His new company doesn't change anything
But he's starting his own company now! Doesn't that prove he's more than a researcher? No. He said himself that he won't be the CEO, precisely because, you guessed it, he's a researcher. An older one at that. He instinctively knows his value as a researcher (Nobel Prize level) will always be higher than his value as a CEO, where he has zero experience, no credentials, and probably no personal interest.
The Wang/LeCun drama
All the corporate drama around the hiring of Alexander Wang and the restructuring of Meta's AI divisions... People often interpreted it as if LeCun was an angry executive upset about being sidelined by Zuckerberg. But again, that's wrong, because in a way, he has always been sidelined. He was always isolated from Meta's corporate structure, and that was the plan from the start when he was hired to create FAIR in 2013.
From LeCun's perspective, Meta's corporate maneuvering around its new GenAI strategy isn't really his concern. He's just there to do science. Whether he reports to Wang or any other executive doesn't matter much. The company has no say in what science he produces, because in that domain, he's the authority. A Meta executive who isn't even an academic researcher won't have power over his research direction. First, because corporate executives usually have no experience in scientific research, and second, because you don't tell a Nobel Prize winner what to research. He probably knows better than anyone.
People want to see drama between LeCun, Wang, and Zuckerberg, but the reality is that LeCun has always been pretty isolated from Meta's corporate structure. That being said, maybe Zuckerberg changed his mind about FAIR. Maybe a 100% fundamental research team, essentially a gift from Big Tech to the scientific world, isn't as much of a priority for him anymore. Maybe Zuckerberg and LeCun even disagree on what the future of machine learning science will look like or how important LLMs will be in this future. But in any case, LeCun isn't at fault. He fulfilled his role. He's a researcher who kept researching, exactly as Zuckerberg expected. In or out of Meta, he's going to keep doing what he's always done: scientific research.
The real communication problem
I think that the main source of confusion is that people take what LeCun says in the very specific context of academic science and read it as a statement to the world at large, and to current AI startups and companies in particular.
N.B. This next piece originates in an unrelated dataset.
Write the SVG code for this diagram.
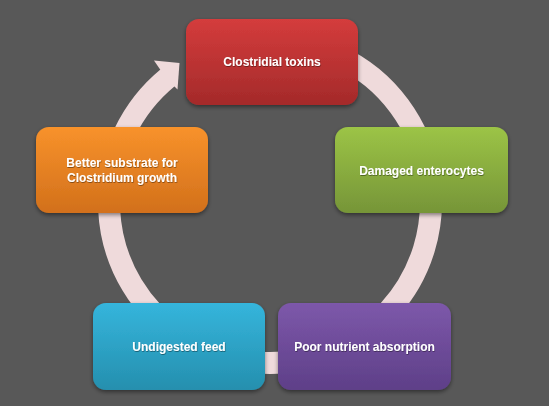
<svg xmlns="http://www.w3.org/2000/svg" width="549" height="406" viewBox="0 0 549 406">
  <defs>
    <linearGradient id="gRed" x1="0" y1="0" x2="0" y2="1">
      <stop offset="0" stop-color="#d43c3c"/>
      <stop offset="1" stop-color="#a42a2a"/>
    </linearGradient>
    <linearGradient id="gGreen" x1="0" y1="0" x2="0" y2="1">
      <stop offset="0" stop-color="#9cc446"/>
      <stop offset="1" stop-color="#769538"/>
    </linearGradient>
    <linearGradient id="gOrange" x1="0" y1="0" x2="0" y2="1">
      <stop offset="0" stop-color="#f8922b"/>
      <stop offset="1" stop-color="#d2701b"/>
    </linearGradient>
    <linearGradient id="gBlue" x1="0" y1="0" x2="0" y2="1">
      <stop offset="0" stop-color="#35b5dc"/>
      <stop offset="1" stop-color="#258fae"/>
    </linearGradient>
    <linearGradient id="gPurple" x1="0" y1="0" x2="0" y2="1">
      <stop offset="0" stop-color="#7d58aa"/>
      <stop offset="1" stop-color="#5e3f88"/>
    </linearGradient>
    <filter id="shadow" x="-10%" y="-10%" width="120%" height="130%">
      <feDropShadow dx="0" dy="2" stdDeviation="2" flood-color="#000" flood-opacity="0.45"/>
    </filter>
    <filter id="tshadow" x="-5%" y="-20%" width="110%" height="150%">
      <feDropShadow dx="0.5" dy="1" stdDeviation="0.6" flood-color="#000" flood-opacity="0.4"/>
    </filter>
  </defs>
  <style>
    .node rect { filter: url(#shadow); }
    .node text { font-family: "Liberation Sans", Arial, sans-serif; font-size: 12px; font-weight: bold; fill: #ffffff; text-anchor: middle; filter: url(#tshadow); }
    .ring { fill: none; stroke: #efdadb; stroke-width: 22; }
    .head { fill: #efdadb; }
  </style>
  <rect x="0" y="0" width="549" height="406" fill="#585858"/>

  <g id="connectors">
    <path class="ring" d="M 270 41 A 161 161 0 1 1 168.0 77.4"/>
    <polygon class="head" points="154,60.4 179.5,63 177.5,89.5 166,78"/>
  </g>

  <g id="node-toxins" class="node">
    <rect x="186" y="19" width="172" height="86" rx="13" fill="url(#gRed)"/>
    <text x="272" y="66">Clostridial toxins</text>
  </g>
  <g id="node-enterocytes" class="node">
    <rect x="335" y="127" width="173" height="86" rx="13" fill="url(#gGreen)"/>
    <text x="421.5" y="175">Damaged enterocytes</text>
  </g>
  <g id="node-absorption" class="node">
    <rect x="278" y="303" width="173" height="87" rx="13" fill="url(#gPurple)"/>
    <text x="364.5" y="351">Poor nutrient absorption</text>
  </g>
  <g id="node-feed" class="node">
    <rect x="93" y="303" width="172" height="87" rx="13" fill="url(#gBlue)"/>
    <text x="179" y="351">Undigested feed</text>
  </g>
  <g id="node-substrate" class="node">
    <rect x="36" y="127" width="172" height="86" rx="13" fill="url(#gOrange)"/>
    <text x="122" y="167">Better substrate for</text>
    <text x="122" y="181.5">Clostridium growth</text>
  </g>
</svg>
I believe it was never his intention.
Did he fail to anticipate how people would misunderstand him? Probably. Is he too embedded in the scientific community to realize that many people have no idea what his career and role actually are? Probably. Does he care that people misunderstand his statements? Probably not. Whether people understand that he's a researcher doesn't really impact his career. To him, it's probably just people being mean on social media, nothing serious.
But still, I think that this kind of misunderstanding is sad and, in a way, absurd. LeCun presents slides at an academic machine learning conference to his peers, and somehow people interpret it as criticism of the entire AI industry, even though that's clearly not what he's doing. The internet is messy; people will always misinterpret things in the weirdest ways.
But this misunderstanding was strong enough that I felt the need to address it.